Process Standardization - The New Business Imperative
I think this "process revolution" that Wladawsky-Berger discusses will soon emerge as an imperative for competitiveness in modern businesses. Its growth will be abetted by three management trends: an increased organizational emphasis on supply chain costs to produce a healthy return on invested capital, the increasingly information intensive nature of business processes and the increased representation of services in business revenues. Standardization of business processes helps to improve supply chain efficiency and performance and is aided by the information intensive nature of the process. The latter enables technology to be an integral part of the process, which in turn, renders automation and standardization easy. Finally, the increased emphasis on services facilitates rapid permeation of process standardization throughout the company.

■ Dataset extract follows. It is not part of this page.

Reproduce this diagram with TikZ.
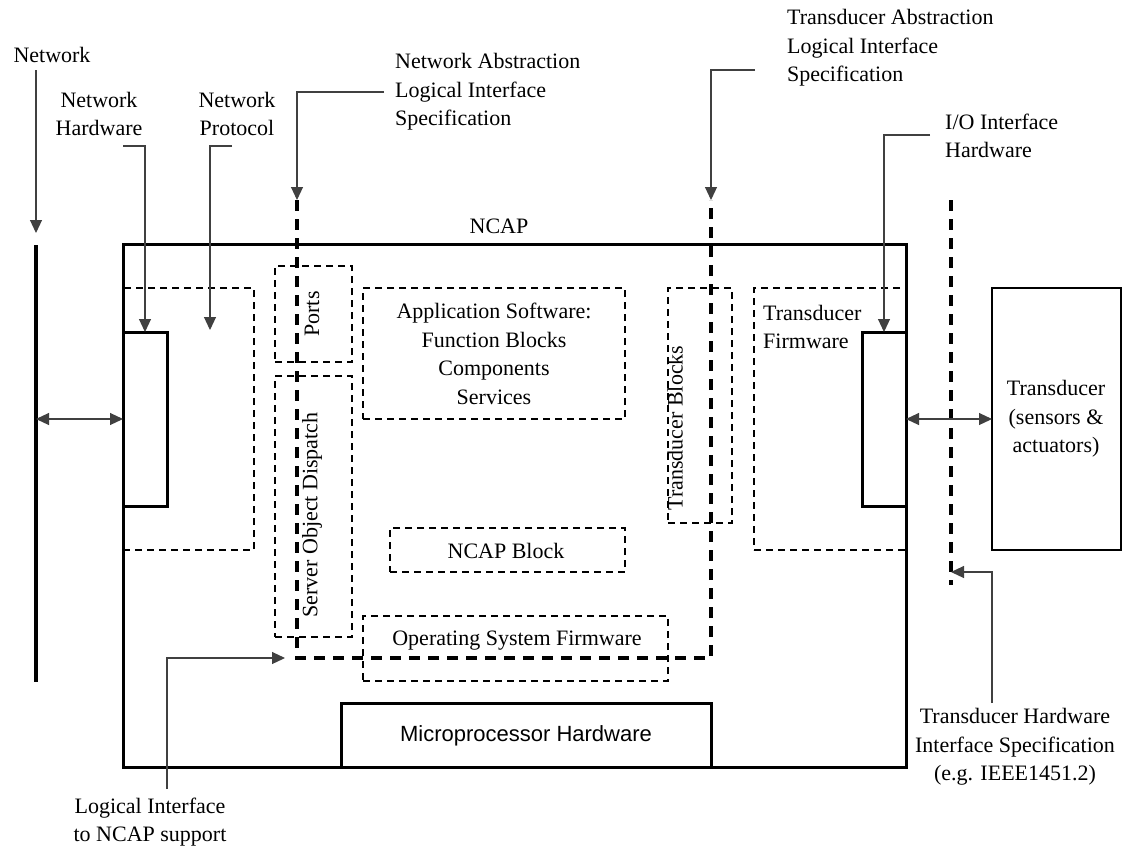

Wladawsky-Berger states that standardization will occur for business processes "where differentiation brings little or no incremental value". But, process standardization may well give rise to a class of service providers that, while competing along dimensions of process expertise, best practices and business improvement, may level the playing field sooner and across a wide range of business processes. Therefore, while I agree that process standardization will engender the culture of innovation that Wladawsky-Berger mentions, I also think it improves management focus and reinforces the rise of a new class of function-based companies. Competitive advantage in this emerging class will stem from clarity of understanding on what core functions drive competitive advantage in an industry, and using outsourcing as a tool for process standardization and as a lever to develop scale and skill in such core functions.